• [Given instruction]
Copy each line below in which the word "React" occurs.

• [Data lines]
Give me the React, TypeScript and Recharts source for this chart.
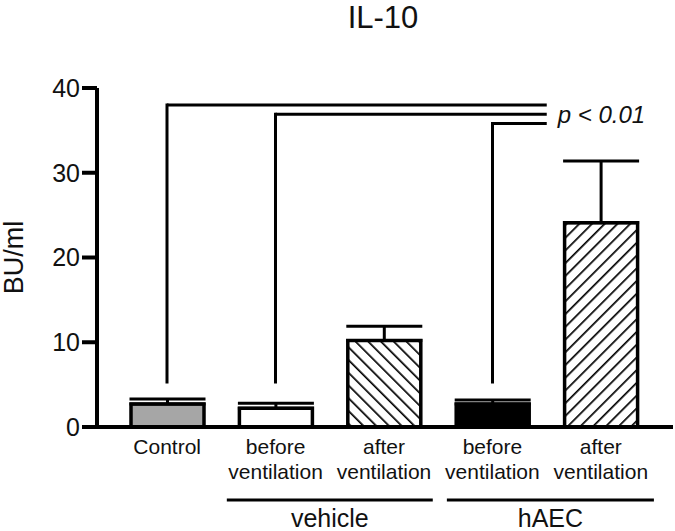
import React from 'react';
import {
  ComposedChart,
  Bar,
  Cell,
  ErrorBar,
  XAxis,
  YAxis,
  ReferenceLine,
} from 'recharts';

// ---- data ----
const categories = ['Control', 'vehicle-before', 'vehicle-after', 'hAEC-before', 'hAEC-after'];
const tickLabels: string[][] = [
  ['Control'],
  ['before', 'ventilation'],
  ['after', 'ventilation'],
  ['before', 'ventilation'],
  ['after', 'ventilation'],
];
const means = [2.7, 2.2, 10.2, 2.7, 24.1];
const sems = [0.6, 0.6, 1.7, 0.5, 7.3];
const fills = ['#a6a6a6', '#ffffff', 'url(#hatchBack)', '#000000', 'url(#hatchFwd)'];
const yTicks = [0, 10, 20, 30, 40];

// significance brackets (category index positions, value levels)
const bracketStarts = [0, 1, 3];
const bracketLevels = [38, 36.9, 35.8];
const bracketEnd = 3.5;
const bracketFoot = 5.3;
const pLabel = 'p < 0.01';

// group underlines (in category-index units)
const groupNames = ['vehicle', 'hAEC'];
const groupFirstIndex = [1, 3];
const groupStarts = [0.55, 2.58];
const groupEnds = [2.45, 4.49];

const data = categories.map((c, i) => ({ name: c, pos: i, value: means[i], err: [0, sems[i]] }));

const FONT = '"Liberation Sans", Arial, sans-serif';

const CategoryTick = (props: any) => {
  const { x, y, payload } = props;
  const idx = categories.indexOf(payload.value);
  const lines = tickLabels[idx] || [];
  const band = (payload.offset || 0) * 2;
  const g = groupFirstIndex.indexOf(idx);
  let group: React.ReactNode = null;
  if (g >= 0 && band > 0) {
    const x1 = x + (groupStarts[g] - idx) * band;
    const x2 = x + (groupEnds[g] - idx) * band;
    group = (
      <g>
        <line x1={x1} x2={x2} y1={y + 73} y2={y + 73} stroke="#000" strokeWidth={3} />
        <text x={(x1 + x2) / 2} y={y + 100} textAnchor="middle" fontSize={25} fontFamily={FONT} fill="#111">
          {groupNames[g]}
        </text>
      </g>
    );
  }
  return (
    <g>
      <text x={x} y={y} textAnchor="middle" fontSize={21} fontFamily={FONT} fill="#111">
        {lines.map((l, i) => (
          <tspan key={i} x={x} dy={i === 0 ? 27 : 25}>
            {l}
          </tspan>
        ))}
      </text>
      {group}
    </g>
  );
};

export default function App() {
  return (
    <div style={{ position: 'absolute', left: 0, top: 0, width: 675, height: 531, background: '#fff' }}>
      <div
        style={{
          position: 'absolute',
          left: 283,
          top: 0,
          width: 200,
          textAlign: 'center',
          fontFamily: FONT,
          fontSize: 31,
          lineHeight: '36px',
          color: '#111',
        }}
      >
        IL-10
      </div>
      <ComposedChart
        width={675}
        height={531}
        data={data}
        margin={{ top: 88, right: 2, bottom: 0, left: 0 }}
        barSize={73}
      >
        <defs>
          <pattern id="hatchBack" width="9" height="9" patternUnits="userSpaceOnUse" patternTransform="rotate(-45)">
            <rect width="9" height="9" fill="#fff" />
            <line x1="0" y1="0" x2="0" y2="9" stroke="#000" strokeWidth="3.4" />
          </pattern>
          <pattern id="hatchFwd" width="9" height="9" patternUnits="userSpaceOnUse" patternTransform="rotate(45)">
            <rect width="9" height="9" fill="#fff" />
            <line x1="0" y1="0" x2="0" y2="9" stroke="#000" strokeWidth="3.4" />
          </pattern>
        </defs>
        <XAxis
          dataKey="name"
          type="category"
          height={104}
          padding={{ left: 16, right: 18 }}
          axisLine={{ stroke: '#000', strokeWidth: 4 }}
          tickLine={false}
          tickSize={0}
          tickMargin={0}
          tick={<CategoryTick />}
          interval={0}
        />
        <XAxis
          xAxisId="pos"
          dataKey="pos"
          type="number"
          domain={[0, 4]}
          allowDataOverflow
          padding={{ left: 70, right: 72 }}
          hide
        />
        <YAxis
          type="number"
          domain={[0, 40]}
          ticks={yTicks}
          width={97}
          axisLine={{ stroke: '#000', strokeWidth: 4 }}
          tickLine={{ stroke: '#000', strokeWidth: 4 }}
          tickSize={15}
          tickMargin={2}
          tick={{ fontSize: 25, fill: '#111', fontFamily: FONT }}
          label={{
            value: 'BU/ml',
            angle: -90,
            position: 'center',
            dx: -35,
            fontSize: 27,
            fill: '#111',
            fontFamily: FONT,
          }}
        />
        <Bar dataKey="value" stroke="#000" strokeWidth={3.5} isAnimationActive={false}>
          {data.map((d, i) => (
            <Cell key={i} fill={fills[i]} />
          ))}
          <ErrorBar dataKey="err" width={38} stroke="#000" strokeWidth={3} direction="y" />
        </Bar>
        {bracketStarts.map((s, i) => (
          <ReferenceLine
            key={'h' + i}
            xAxisId="pos"
            segment={[
              { x: s, y: bracketLevels[i] },
              { x: bracketEnd, y: bracketLevels[i] },
            ]}
            stroke="#000"
            strokeWidth={3}
            ifOverflow="visible"
            label={
              i === 1
                ? {
                    value: pLabel,
                    position: 'right',
                    offset: 11,
                    fontSize: 24,
                    fontStyle: 'italic',
                    fill: '#111',
                    fontFamily: FONT,
                  }
                : undefined
            }
          />
        ))}
        {bracketStarts.map((s, i) => (
          <ReferenceLine
            key={'v' + i}
            xAxisId="pos"
            segment={[
              { x: s, y: bracketLevels[i] },
              { x: s, y: bracketFoot },
            ]}
            stroke="#000"
            strokeWidth={3}
            strokeLinecap="square"
            ifOverflow="visible"
          />
        ))}
      </ComposedChart>
    </div>
  );
}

• [Final result]
Give me the React, TypeScript and Recharts source for this chart.
import React from 'react';
  let group: React.ReactNode = null;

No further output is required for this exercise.